Van Deurzen’s paintings push against the constraints of the traditional canvas, embracing softness, fluidity, and a rejection of strict geometry. He allows paint to drip and sag, emphasizing its materiality before it dries into something fixed. His canvases curve and droop, as if fatigued, their stretcher bars intentionally bent so that they lean away from the wall, creeping toward the floor. There is a physical, almost bodily quality to his work—paintings that do not stand upright in rigid perfection but instead surrender to gravity, becoming pliant and mutable. His use of bold, often clashing colors enhances this sense of distortion, creating compositions that feel alive and in motion, resisting the stillness often associated with painting.
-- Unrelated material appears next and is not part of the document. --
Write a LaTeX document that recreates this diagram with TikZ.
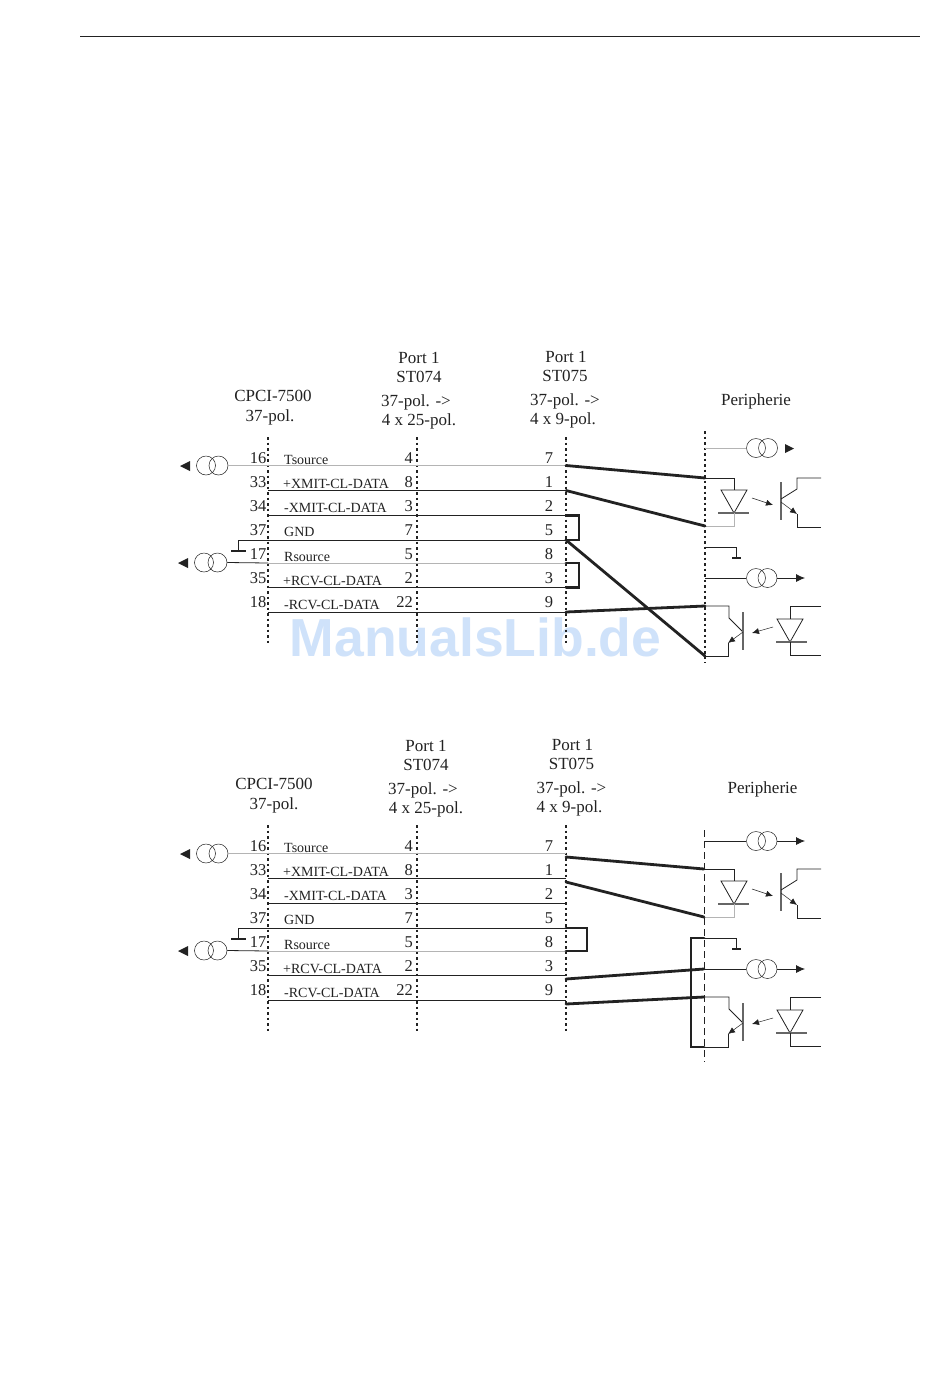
\documentclass[tikz,border=0pt]{standalone}
\usepackage{fontspec}
\usepackage{tikz}
\usepackage{xcolor}
\usetikzlibrary{arrows.meta}
\setmainfont{Liberation Serif}
\newfontfamily\markfont{Liberation Sans}

\definecolor{ink}{HTML}{222222}
\definecolor{faint}{HTML}{B4B4B4}
\definecolor{barcol}{HTML}{666666}
\definecolor{markcol}{HTML}{CFE2FA}

\tikzset{
  headtext/.style={font=\fontsize{17}{20}\selectfont,text=ink,anchor=base,inner sep=0pt},
  pintext/.style={font=\fontsize{16.5}{18}\selectfont,text=ink,anchor=base,inner sep=0pt},
  sigtext/.style={font=\fontsize{14}{15}\selectfont,text=ink,anchor=base west,inner sep=0pt},
  dotline/.style={ink,line width=1.2pt,dash pattern=on 2.5pt off 3pt},
  dashline/.style={ink,line width=1pt,dash pattern=on 7pt off 4pt},
  blackwire/.style={ink,line width=1pt},
  faintwire/.style={faint,line width=1pt},
  heavywire/.style={ink,line width=2.8pt,line cap=round,line join=miter},
  symline/.style={ink,line width=0.8pt},
  barline/.style={barcol,line width=1.8pt},
  srcring/.style={draw=ink,line width=0.5pt,circle,minimum size=19pt,inner sep=0pt},
  signtip/.style={-{Latex[length=9pt,width=8pt]},ink,line width=0.8pt},
  smalltip/.style={-{Latex[length=7pt,width=6pt]},ink,line width=0.5pt},
}

\begin{document}
\begin{tikzpicture}[x=1pt,y=-1pt]
\useasboundingbox (0,0) rectangle (950,1379);
\fill[white] (0,0) rectangle (950,1379);

% page rule
\coordinate (ruleL) at (80,36);
\coordinate (ruleR) at (920,36);
\draw[ink,line width=0.8pt] (ruleL) -- (ruleR);

% watermark goes below the wires
\node[font=\markfont\bfseries\fontsize{53.5}{60}\selectfont,text=markcol,inner sep=0pt,anchor=base] (watermark) at (475.5,656) {ManualsLib.de};

% headers, second panel sits 388 lower and a little to the right
\foreach \panel/\dy/\dc/\dd/\dp/\dq in {a/0/0/0/0/0, b/388/1/4/7/6.5} {
  \begin{scope}[shift={(0,\dy)}]
    \node[headtext] (\panel cpci) at (273+\dc,401.5) {CPCI-7500};
    \node[headtext] (\panel cpin) at (270+\dd,421) {37-pol.};
    \node[headtext] (\panel porta) at (419+\dp,363) {Port 1};
    \node[headtext] (\panel sta) at (419+\dp,382) {ST074};
    \node[headtext] (\panel pola) at (416+\dp,406) {37-pol. ->};
    \node[headtext] (\panel wida) at (419+\dp,425) {4 x 25-pol.};
    \node[headtext] (\panel portb) at (566+\dq,362) {Port 1};
    \node[headtext] (\panel stb) at (565+\dq,381) {ST075};
    \node[headtext] (\panel polb) at (565+\dq,405.5) {37-pol. ->};
    \node[headtext] (\panel widb) at (563+\dq,424.5) {4 x 9-pol.};
    \node[headtext] (\panel peri) at (756+\dq,405) {Peripherie};

    % dotted connector lines
    \coordinate (\panel Xa) at (268,437);
    \coordinate (\panel Xb) at (268,643);
    \coordinate (\panel Ya) at (417,437);
    \coordinate (\panel Yb) at (417,643);
    \coordinate (\panel Za) at (566,437);
    \coordinate (\panel Zb) at (566,643);
    \draw[dotline] (\panel Xa) -- (\panel Xb);
    \draw[dotline] (\panel Ya) -- (\panel Yb);
    \draw[dotline] (\panel Za) -- (\panel Zb);

    % rows: wire y, pin, port 1, port 2
    \foreach \i/\wy/\wstyle/\pin/\pa/\pb in {1/465.5/faintwire/16/4/7, 2/490.5/blackwire/33/8/1,
        3/515.5/blackwire/34/3/2, 4/540/blackwire/37/7/5, 5/563/faintwire/17/5/8,
        6/587.5/blackwire/35/2/3, 7/612/blackwire/18/22/9} {
      \coordinate (\panel L\i) at (268,\wy);
      \coordinate (\panel R\i) at (566,\wy);
      \draw[\wstyle] (\panel L\i) -- (\panel R\i);
      \node[pintext] (\panel pin\i) at (258,463+24*\i-24) {\pin};
      \node[pintext,anchor=base east] (\panel pa\i) at (413,463+24*\i-24) {\pa};
      \node[pintext] (\panel pb\i) at (549,463+24*\i-24) {\pb};
    }
    \node[sigtext] (\panel sigA) at (284,464.5) {Tsource};
    \node[sigtext] (\panel sigB) at (283,488) {+XMIT-CL-DATA};
    \node[sigtext] (\panel sigC) at (284,512) {-XMIT-CL-DATA};
    \node[sigtext] (\panel sigD) at (284,536.5) {GND};
    \node[sigtext] (\panel sigE) at (284,561) {Rsource};
    \node[sigtext] (\panel sigF) at (283,585) {+RCV-CL-DATA};
    \node[sigtext] (\panel sigG) at (284,609) {-RCV-CL-DATA};

    % left current sources and ground tick
    \node[srcring] (\panel ua) at (206,465.5) {};
    \node[srcring] (\panel ub) at (218.5,465.5) {};
    \draw[faintwire] (\panel ub.east) -- (\panel L1);
    \fill[ink] (190,461) -- (190,471) -- (180,466) -- cycle;
    \node[srcring] (\panel va) at (204,562.5) {};
    \node[srcring] (\panel vb) at (217.5,562.5) {};
    \draw[symline] (\panel vb.east) -- (\panel L5);
    \fill[ink] (188,558) -- (188,568) -- (178,563) -- cycle;
    \coordinate (\panel ga) at (231,551);
    \coordinate (\panel gb) at (246,551);
    \coordinate (\panel gc) at (238,551);
    \coordinate (\panel gd) at (238,540);
    \draw[ink,line width=1.4pt] (\panel ga) -- (\panel gb);
    \draw[symline] (\panel gc) -- (\panel gd) -- (\panel L4);
  \end{scope}
}

% periphery parts, the same in both panels
\foreach \panel/\dy/\px in {a/0/705, b/391/704} {
  \begin{scope}[shift={(0,\dy)}]
    \coordinate (\panel Pa) at (\px,478);
    \coordinate (\panel Pb) at (\px,526);
    \coordinate (\panel Pc) at (\px,547);
    \coordinate (\panel Pd) at (\px,578);
    \coordinate (\panel Pe) at (\px,606);
    \coordinate (\panel Pf) at (\px,656);

    % upper coupler
    \draw[symline] (\panel Pa) -- (734,478) -- (734,490);
    \draw[symline] (721,490) -- (747,490) -- (734,513) -- cycle;
    \draw[barline] (718,513) -- (749,513);
    \draw[faintwire] (734,513) -- (734,526) -- (\panel Pb);
    \draw[smalltip] (752,498) -- (773,505);
    \draw[barline] (781,482) -- (781,520);
    \draw[symline] (781,499) -- (797,489) -- (797,478) -- (821,478);
    \draw[smalltip] (781,502) -- (797,514);
    \draw[symline] (797,514) -- (797,527) -- (821,527);

    % ground
    \draw[symline] (\panel Pc) -- (736,547) -- (736,558);
    \draw[ink,line width=1.2pt] (732,558) -- (741,558);

    % receiver source
    \node[srcring] (\panel wa) at (756,578) {};
    \node[srcring] (\panel wb) at (767.5,578) {};
    \coordinate (\panel wc) at (805,578);
    \draw[symline] (\panel Pd) -- (\panel wa.west);
    \draw[signtip] (\panel wb.east) -- (\panel wc);

    % lower coupler
    \draw[symline] (\panel Pe) -- (729,606) -- (729,618) -- (743,632);
    \draw[barline] (743,612) -- (743,650);
    \draw[smalltip] (743,632) -- (728,643);
    \draw[symline] (728,643) -- (728,656) -- (\panel Pf);
    \draw[smalltip] (773,627) -- (752,633);
    \draw[symline] (821,606) -- (790,606) -- (790,619);
    \draw[symline] (777,619) -- (803,619) -- (790,642) -- cycle;
    \draw[barline] (776,642) -- (807,642);
    \draw[symline] (790,642) -- (790,655) -- (821,655);
  \end{scope}
}

% first panel: dotted periphery line and top source
\coordinate (aPx) at (705,431);
\coordinate (aPy) at (705,663);
\draw[dotline] (aPx) -- (aPy);
\coordinate (aPt) at (705,448);
\node[srcring] (ata) at (756,448) {};
\node[srcring] (atb) at (768,448) {};
\draw[faintwire] (aPt) -- (ata.west);
\fill[ink] (785,444) -- (785,453) -- (794,448.5) -- cycle;

% first panel: heavy links
\draw[heavywire] (aR1) -- (aPa);
\draw[heavywire] (aR2) -- (aPb);
\draw[heavywire] (aR3) -- ++(13,0) |- (aR4);
\draw[heavywire] (aR4) -- (aPf);
\draw[heavywire] (aR5) -- ++(13,0) |- (aR6);
\draw[heavywire] (aR7) -- (aPe);

% second panel: dashed periphery line and top source
\coordinate (bPx) at (704,830);
\coordinate (bPy) at (704,1062);
\draw[dashline] (bPx) -- (bPy);
\coordinate (bPt) at (704,841);
\node[srcring] (bta) at (756,841) {};
\node[srcring] (btb) at (767.5,841) {};
\coordinate (btc) at (805,841);
\draw[symline] (bPt) -- (bta.west);
\draw[signtip] (btb.east) -- (btc);

% second panel: heavy links
\coordinate (bS1) at (566,857);
\coordinate (bS2) at (566,882);
\coordinate (bS6) at (566,979);
\coordinate (bS7) at (566,1004);
\draw[heavywire] (bS1) -- (bPa);
\draw[heavywire] (bS2) -- (bPb);
\draw[heavywire] (bR4) -- ++(21,0) |- (bR5);
\draw[heavywire] (bS6) -- (bPd);
\draw[heavywire] (bS7) -- (bPe);
\draw[heavywire] (bPc) -- ++(-13,0) |- (bPf);

\end{tikzpicture}
\end{document}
Stutz, too, works with movement and transformation, though in a different register. In her large-scale charcoal and pastel drawings, she captures moments of tension and intimacy, focusing on human relationships in states of change. Her drawing process is tactile and immediate—using dry materials, she smudges and blends with her fingers, leaving behind traces of touch. The figures in her work are often caught in moments of uncertainty: a person gazing directly at the viewer from a bed, passengers contorting in response to turbulence mid-flight, individuals caught between connection and alienation. Like van Deurzen’s paintings, her work resists finality—lines shift and dissolve, colors emerge from the collision of surfaces, and figures seem to waver between presence and absence.
What unites their practices most profoundly is their shared interest in transience—the way things evolve, disappear, or take on new forms. While Stutz explores this through emotions, relationships, and the passage of time, van Deurzen expresses it through the very materiality of paint. Both artists challenge ideas of stability, permanence, and control, embracing the beauty of imperfection and unpredictability. Their works reject fixed meanings in favor of open-ended narratives, where things are always in the process of becoming something else.
In Bending, Dripping, Stumbling, the dialogue between their works unfolds in layers: between soft and solid, wet and dry, structure and collapse, intimacy and absurdity. Both artists, in their own way, remind us that transformation is at the heart of both art and life—nothing is static, and everything is always in motion.